1 out of 1 members found this review helpful.

Completely baffling - Decision to Leave review by RD

Spoiler Alert
24/03/2023

I couldn't make out the plot or story to this film, despite watching until very near to the end. There were a lot of flashbacks and scenes of past/ present shown at the same time which didn't help, but despite some good cinematography the whole film left us completely bewildered, which prevented any involvement with the characters.

Sorry go say it was quite beyond our meagre brains to understand what it was all about.

0 out of 0 members found this review helpful.

Excellent - Decision to Leave review by PJ

Spoiler Alert
26/05/2023

Difficult to describe, but there is lots of 5 star press reviews on this, involving, intoxicating, beautifully shot. Found the second half a little difficult to follow at times but overall a brilliant Beautiful film with a great performance from Tang Wei. If you like Park Chang wook films it's a must see

0 out of 0 members found this review helpful.

Critic review

Decision to Leave (aka Heojil kyolshim) review by Mark McPherson - Cinema Paradiso

Park Chan-wook continues to deliver some of the best films out there that are as enthralling to follow as they are dazzling to watch. It’d be easy for this crime thriller to feel far too standard with its tale of forbidden love and dark desires amid murder and investigations. And yet Chan-wook manages to craft this type of film like no other director, loading it up with unforgettable performances and eye-popping visuals.

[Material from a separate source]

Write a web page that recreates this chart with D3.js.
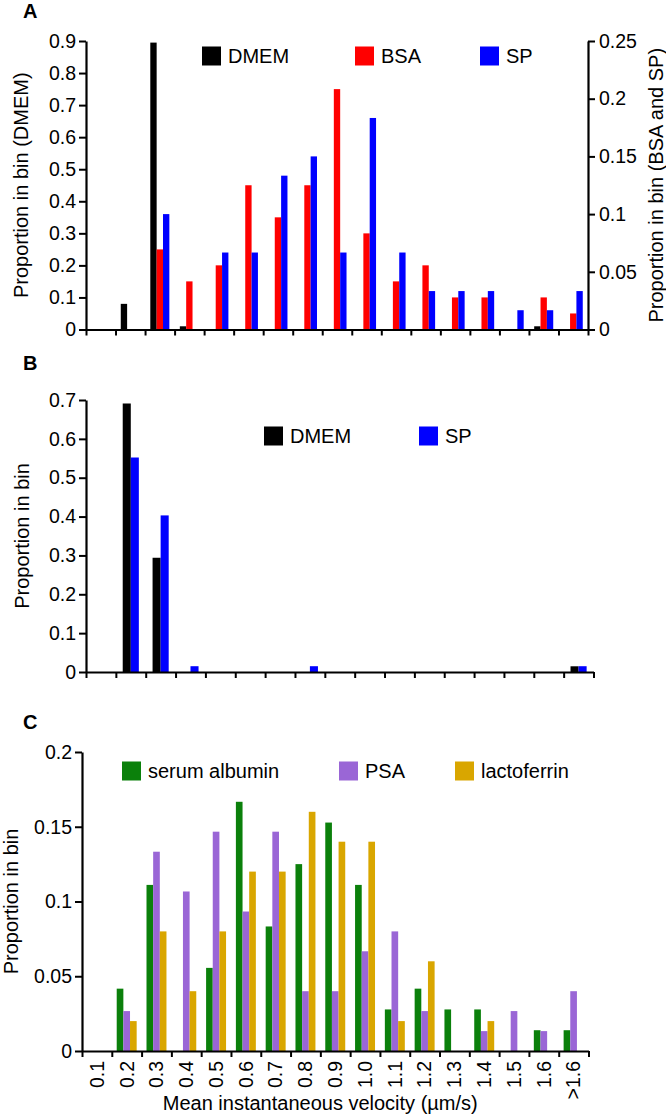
<!DOCTYPE html>
<html><head><meta charset="utf-8">
<script src="https://cdn.jsdelivr.net/npm/d3@7"></script>
<style>
body{margin:0;background:#fff}
text{font-family:"Liberation Sans",Arial,Helvetica,sans-serif;fill:#000}
</style></head>
<body><svg id="chart" width="666" height="1116"></svg>
<script>
// ---------- DATA ----------
const bins = ["0.1","0.2","0.3","0.4","0.5","0.6","0.7","0.8","0.9","1.0","1.1","1.2","1.3","1.4","1.5","1.6",">1.6"];

// Panel A (DMEM on left axis, BSA & SP on right axis)
const dmemA = [0,0.08,0.895,0.01,0,0,0,0,0,0,0,0,0,0,0,0.01,0];
const bsaA  = [0,0,0.0694,0.0417,0.0556,0.125,0.0972,0.125,0.2083,0.0833,0.0417,0.0556,0.0278,0.0278,0,0.0278,0.0139];
const spA   = [0,0,0.1,0,0.0667,0.0667,0.1333,0.15,0.0667,0.1833,0.0667,0.0333,0.0333,0.0333,0.0167,0.0167,0.0333];
const ticksALeft  = [0,0.1,0.2,0.3,0.4,0.5,0.6,0.7,0.8,0.9];
const ticksARight = [0,0.05,0.1,0.15,0.2,0.25];

// Panel B
const dmemB = [0,0.691,0.294,0,0,0,0,0,0,0,0,0,0,0,0,0,0.0147];
const spB   = [0,0.552,0.403,0.0149,0,0,0,0.0149,0,0,0,0,0,0,0,0,0.0149];
const ticksB = [0,0.1,0.2,0.3,0.4,0.5,0.6,0.7];

// Panel C
const albuminC     = [0,0.0417,0.1111,0,0.0556,0.1667,0.0833,0.125,0.1528,0.1111,0.0278,0.0417,0.0278,0.0278,0,0.0139,0.0139];
const psaC         = [0,0.0267,0.1333,0.1067,0.1467,0.0933,0.1467,0.04,0.04,0.0667,0.08,0.0267,0,0.0133,0.0267,0.0133,0.04];
const lactoferrinC = [0,0.02,0.08,0.04,0.08,0.12,0.12,0.16,0.14,0.14,0.02,0.06,0,0.02,0,0,0];
const ticksC = [0,0.05,0.1,0.15,0.2];

const fmt = v => v === 0 ? "0" : String(+v.toFixed(2));

// ---------- DRAW ----------
const svg = d3.select("#chart");

function panel(cfg){
  const g = svg.append("g");
  const x = d3.scaleBand().domain(d3.range(bins.length)).range([cfg.x0, cfg.x1]).padding(0);
  const xl = d3.scaleLinear().domain([0, bins.length]).range([cfg.x0, cfg.x1]);
  const y = d3.scaleLinear().domain(cfg.domain).range([cfg.yBase, cfg.yTop]);
  const yR = cfg.domainR ? d3.scaleLinear().domain(cfg.domainR).range([cfg.yBase, cfg.yTop]) : null;
  const bw = x.bandwidth();
  const groupW = bw * cfg.groupFrac;
  const inner = d3.scaleBand().domain(d3.range(cfg.series.length)).range([(bw-groupW)/2, (bw+groupW)/2]).padding(0);

  cfg.series.forEach((s, si) => {
    const sc = s.right ? yR : y;
    const pts = s.values.map((v, i) => ({i, v})).filter(d => d.v > 0);
    g.append("g").selectAll("rect").data(pts).join("rect")
      .attr("x", d => x(d.i) + inner(si))
      .attr("width", inner.bandwidth())
      .attr("y", d => sc(d.v))
      .attr("height", d => cfg.yBase - sc(d.v))
      .attr("fill", s.color);
  });

  // x axis (ticks at bin boundaries)
  const xa = g.append("g").attr("transform", `translate(0,${cfg.yBase})`)
    .call(d3.axisBottom(xl).tickValues(d3.range(bins.length+1)).tickSize(6).tickSizeOuter(0).tickFormat(""));
  xa.select(".domain").attr("stroke-width", 2.2);
  xa.selectAll(".tick line").attr("stroke-width", 2);

  // left y axis
  const ya = g.append("g").attr("transform", `translate(${cfg.x0},0)`)
    .call(d3.axisLeft(y).tickValues(cfg.ticks).tickSize(7).tickSizeOuter(0).tickPadding(3).tickFormat(fmt));
  ya.select(".domain").attr("stroke-width", 2.2);
  ya.selectAll(".tick line").attr("stroke-width", 2);
  ya.selectAll("text").style("font-size", "19.5px").attr("font-family", null);

  if (yR){
    const yra = g.append("g").attr("transform", `translate(${cfg.x1},0)`)
      .call(d3.axisRight(yR).tickValues(cfg.ticksR).tickSize(7).tickSizeOuter(0).tickPadding(4).tickFormat(fmt));
    yra.select(".domain").attr("stroke-width", 2.2);
    yra.selectAll(".tick line").attr("stroke-width", 2);
    yra.selectAll("text").style("font-size", "19.5px").attr("font-family", null);
    g.append("text")
      .attr("transform", `translate(${cfg.yTitleRX},${(cfg.yBase+cfg.yTop)/2}) rotate(-90)`)
      .attr("text-anchor", "middle").attr("dy", "0.35em")
      .style("font-size", "20px").text(cfg.yTitleR);
  }

  g.append("text")
    .attr("transform", `translate(${cfg.yTitleX},${(cfg.yBase+cfg.yTop)/2}) rotate(-90)`)
    .attr("text-anchor", "middle").attr("dy", "0.35em")
    .style("font-size", "20px").text(cfg.yTitle);

  // panel letter
  g.append("text").attr("x", 23).attr("y", cfg.letterY)
    .style("font-size", "20px").style("font-weight", "bold").text(cfg.letter);

  // legend
  cfg.series.forEach((s, si) => {
    const lx = cfg.legendX[si];
    g.append("rect").attr("x", lx).attr("y", cfg.legendY - 9.5).attr("width", 19).attr("height", 19).attr("fill", s.color);
    g.append("text").attr("x", lx + 26).attr("y", cfg.legendY).attr("dy", "0.36em")
      .style("font-size", "20px").text(s.name);
  });

  if (cfg.xLabels){
    g.append("g").selectAll("text").data(bins).join("text")
      .attr("transform", (d,i) => `translate(${x(i) + bw/2},${cfg.yBase + 10}) rotate(-90)`)
      .attr("text-anchor", "end").attr("dy", "0.35em")
      .style("font-size", "19.5px").text(d => d);
    g.append("text").attr("x", (cfg.x0+cfg.x1)/2 - 15).attr("y", 1110)
      .attr("text-anchor", "middle").style("font-size", "20px")
      .text("Mean instantaneous velocity (\u00b5m/s)");
  }
}

panel({
  letter: "A", letterY: 18,
  x0: 86, x1: 588, yBase: 329.5, yTop: 41,
  domain: [0, 0.9], ticks: ticksALeft,
  domainR: [0, 0.25], ticksR: ticksARight,
  groupFrac: 0.645,
  series: [
    {name: "DMEM", values: dmemA, color: "#000000"},
    {name: "BSA", values: bsaA, color: "#ff0000", right: true},
    {name: "SP", values: spA, color: "#0000ff", right: true}
  ],
  legendX: [202, 355, 480], legendY: 56,
  yTitle: "Proportion in bin (DMEM)", yTitleX: 21,
  yTitleR: "Proportion in bin (BSA and SP)", yTitleRX: 656
});

panel({
  letter: "B", letterY: 370,
  x0: 86, x1: 593.5, yBase: 672, yTop: 400,
  domain: [0, 0.7], ticks: ticksB,
  groupFrac: 0.54,
  series: [
    {name: "DMEM", values: dmemB, color: "#000000"},
    {name: "SP", values: spB, color: "#0000ff"}
  ],
  legendX: [264, 419], legendY: 436,
  yTitle: "Proportion in bin", yTitleX: 22
});

panel({
  letter: "C", letterY: 729,
  x0: 82, x1: 588.5, yBase: 1051, yTop: 752,
  domain: [0, 0.2], ticks: ticksC,
  groupFrac: 0.67,
  series: [
    {name: "serum albumin", values: albuminC, color: "#0b800b"},
    {name: "PSA", values: psaC, color: "#9a66d6"},
    {name: "lactoferrin", values: lactoferrinC, color: "#d9a600"}
  ],
  legendX: [122, 339, 455], legendY: 771,
  yTitle: "Proportion in bin", yTitleX: 11,
  xLabels: true
});
</script></body></html>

Hae-Jun is a detective working in Busan while his wife resides in Ipo. He only visits his wife a few times a week and can’t sleep. Many cases continue to haunt him as he devotes a more profound devotion to solving murders. His latest one happens to involve a husband falling off a cliff. The victim’s wife, Seo-Rae, becomes a prime suspect as a Chinese immigrant and has a questionable alibi amid her interviews. The investigation ultimately leads to writing off the victim who had killed himself. However, Hae-Jun takes more interest in Seo-Rae, forming a romantic bond. The relationship benefits Hae-Jun, given that his insomnia seems cured by her gentle voice and touch. But is Seo-Rae just using Hae-Jun for her benefit of covering up the case?

Visually, this film is fantastic. There’s exceptional quality placed in how every shot is staged. The reflection perfectly punctuates the interrogation in the mirrors and TV monitors that brilliantly switches focus to change the shape of the conversation. Scenes transition almost like hazy dreams, wonderfully showcasing how Hae-Jun seems never to be able to sleep and exists entirely within a dream he’s trying to decipher. There are so many long shots that showcase the vast emptiness that Hae-Jun occupies. His phone calls with Seo-Rae are portrayed as him being right there in the room with her, highlighting how close he grows to her.

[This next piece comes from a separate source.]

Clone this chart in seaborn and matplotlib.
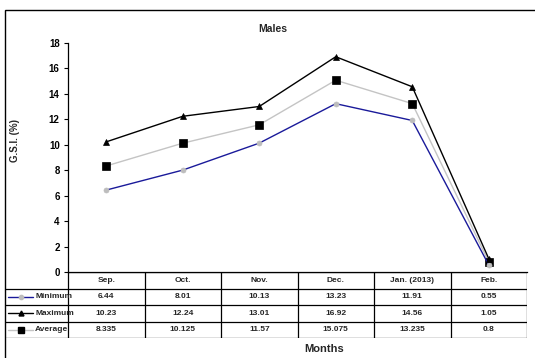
import matplotlib
matplotlib.use("Agg")
import matplotlib.pyplot as plt
from matplotlib.patches import Rectangle
from matplotlib.lines import Line2D
import seaborn as sns
import pandas as pd

# Monthly gonadosomatic index of males
months = ["Sep.", "Oct.", "Nov.", "Dec.", "Jan. (2013)", "Feb."]
minimum = [6.44, 8.01, 10.13, 13.23, 11.91, 0.55]
maximum = [10.23, 12.24, 13.01, 16.92, 14.56, 1.05]
average = [8.335, 10.125, 11.57, 15.075, 13.235, 0.8]
series_names = ["Minimum", "Maximum", "Average"]
y_ticks = [0, 2, 4, 6, 8, 10, 12, 14, 16, 18]

sns.set_theme(style="white")
plt.rcParams["font.family"] = ["Liberation Sans", "DejaVu Sans"]
plt.rcParams["font.weight"] = "bold"

W, H = 535, 358
fig = plt.figure(figsize=(W / 100, H / 100), dpi=100)
fig.patch.set_facecolor("white")


def px(x0, y0, x1, y1):
    """Figure rect from pixel box (top-left origin)."""
    return [x0 / W, 1 - y1 / H, (x1 - x0) / W, (y1 - y0) / H]


# outer chart frame
fig.add_artist(Rectangle((5 / W, -0.2), 1.2, 1 - 10 / H + 0.2, transform=fig.transFigure,
                         fill=False, lw=1.0, edgecolor="black"))

ax = fig.add_axes(px(68, 43, 527, 272))

rows = []
for name, vals in zip(series_names, [minimum, maximum, average]):
    for i, v in enumerate(vals):
        rows.append({"pos": i, "value": v, "series": name})
df = pd.DataFrame(rows)

styles = {
    "Minimum": dict(color="#1a1a9a", marker="o", mfc="#bdbdbd", mec="#bdbdbd", ms=3.6, lw=1.0),
    "Maximum": dict(color="black", marker="^", mfc="black", mec="black", ms=4.2, lw=1.0),
    "Average": dict(color="#c4c4c4", marker="s", mfc="black", mec="black", ms=5.5, lw=1.0),
}
for name in ["Average", "Minimum", "Maximum"]:
    st = styles[name]
    sns.lineplot(data=df[df.series == name], x="pos", y="value", ax=ax,
                 color=st["color"], lw=st["lw"], marker=st["marker"],
                 markerfacecolor=st["mfc"], markeredgecolor=st["mec"],
                 markersize=st["ms"], markeredgewidth=0.5, legend=False, zorder=3)

ax.set_xlim(-0.5, 5.5)
ax.set_ylim(0, 18)
ax.set_yticks(y_ticks)
ax.set_yticklabels([str(t) for t in y_ticks], fontsize=7, fontweight="bold")
ax.set_xticks([])
ax.set_xlabel("")
ax.set_ylabel("")
ax.tick_params(axis="y", direction="out", length=3, width=0.8, left=True, pad=3, colors="black")
for s in ["top", "right"]:
    ax.spines[s].set_visible(False)
for s in ["left", "bottom"]:
    ax.spines[s].set_color("black")
    ax.spines[s].set_linewidth(0.9)
ax.set_facecolor("white")

fig.text(273 / W, 1 - 29 / H, "Males", ha="center", va="center", fontsize=7.5, fontweight="bold")
fig.text(15 / W, 1 - 141 / H, "G.S.I. (%)", ha="center", va="center", rotation=90,
         fontsize=7, fontweight="bold")
fig.text(324 / W, 1 - 349 / H, "Months", ha="center", va="center", fontsize=8, fontweight="bold")

# data table below the plot
tax = fig.add_axes(px(5, 272, 527, 338))
left_col = -0.5 - 63 / 76.5
tax.set_xlim(left_col, 5.5)
tax.set_ylim(4, 0)
tax.axis("off")
lk = dict(color="black", lw=0.9, solid_capstyle="butt")
tax.plot([-0.5, 5.5], [0, 0], **lk)
for r in [1, 2, 3, 4]:
    tax.plot([left_col, 5.5], [r, r], **lk)
for c in range(7):
    tax.plot([c - 0.5, c - 0.5], [0, 4], **lk)

for i, m in enumerate(months):
    tax.text(i, 0.5, m, ha="center", va="center", fontsize=6, fontweight="bold")
for r, (name, vals) in enumerate(zip(series_names, [minimum, maximum, average]), start=1):
    for i, v in enumerate(vals):
        tax.text(i, r + 0.5, f"{v:g}", ha="center", va="center", fontsize=6, fontweight="bold")
    st = styles[name]
    key_x0 = left_col + 3 / 76.5
    key_x1 = left_col + 28 / 76.5
    tax.add_line(Line2D([key_x0, key_x1], [r + 0.5, r + 0.5], color=st["color"], lw=st["lw"]))
    tax.add_line(Line2D([(key_x0 + key_x1) / 2], [r + 0.5], marker=st["marker"],
                        mfc=st["mfc"], mec=st["mec"], ms=st["ms"] * 0.85, lw=0))
    tax.text(left_col + 30 / 76.5, r + 0.5, name, ha="left", va="center",
             fontsize=6, fontweight="bold")

fig.savefig("out.png", dpi=100, facecolor="white")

The investigation that unfolds is incredibly intriguing, for the many layers peeled back as it progresses. Seo-Rae becomes quite the enigma for her immigration status, relationship with her mother, questionable work in caring for old people, and how she navigates Korean society. Her gaps make her a compelling case for Hae-Jun as he contemplates his marriage and mental state. There are daring chases, showdowns, stakeouts, and office exchanges that are exceptionally staged. I particularly dug a rooftop chase sequence placed over narration of further divulging the case at hand.

The tragic romance that develops also becomes a high point of the film. The relationship between Hae-Jun and Seo-Rae feels somber and built on a specific need beyond just a sleep aid and a clear name. Seo-Rae grows increasingly desperate, where murders become a cry for help and feelings of love are hard to fight off in the mundanity of police work and abusive relationships. The final shots are some of the most tragic for the ultimate fate of the cop and his lover, torn in their relationship.

Decision to Leave is an unforgettable detective drama that touches deep down into the longing for more like no other film. It’s also a stunning picture of how Park Chan-wook creates a dreamy world of deep sadness amid provocative imagery and shots perfectly fitted for this thriller. Far more than just eroticism, this is a stunning Korean thriller that is easily one of the best neo-noirs of the 2020s.